Sweden achieves its high level of recycling through a series of rules and regulations on how citizens are expected to handle their trash.
Instead of simply throwing everything in the trash and forgetting about it, the Swedes put a conscious effort into understanding where their trash should go in order to make the best use of every single waste product.
Sweden divides its waste into eight different categories: newspapers, plastic, metal, glass, electric appliances, light bulbs, batteries, and food.
Each category has a specific purpose for reuse. Bottles are melted down and rebuilt into new products, food is composted and used for fertile soil, glass can be manufactured into new containers, and so on.
As for the 50 per cent of waste that can’t be repurposed, Sweden has developed a new process that consists of burning the trash to produce energy. These waste-to-energy plants successfully heat roughly 810,000 homes and provide electricity for 250,000 homes in Sweden.
The remaining ashes from the waste make up about 15 per cent of the weight that was burned. The ashes are, of course, recycled and used for constructing roads.
There may be some raised concerns about the harmful effects of burning the waste, but fret not because 99.9 per cent of the smoke created from burning the waste is non-toxic carbon dioxide and water, which is still run through filters to ensure clean air.

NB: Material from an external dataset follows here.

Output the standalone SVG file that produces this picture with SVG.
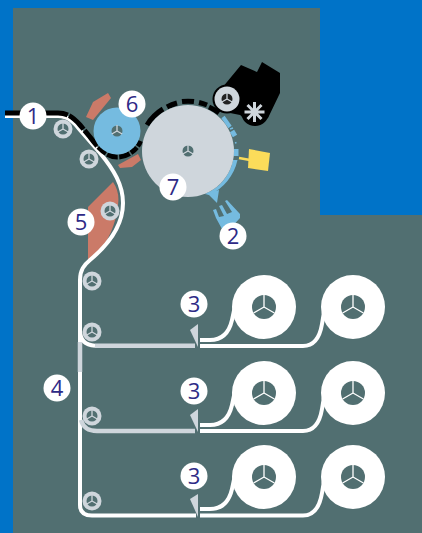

Even the dirt from the filters is recycled to refill abandoned mines.
Not only is it safe, but also the recycling system is so effective that Sweden actually accepts 700,000 tons of waste from other countries.
The remaining less than one per cent of the trash left over is then placed in landfills.
Although Sweden’s recycling process is one to be revered by most of the world, the Swedes still aren’t quite done cutting down on their trash.
Perfection is the ultimate goal and Hans Wrådhe, who heads the section for waste and chemicals at the Swedish Environmental Protection Agency, has some policies ready to be put in place to further increase Sweden’s recycling.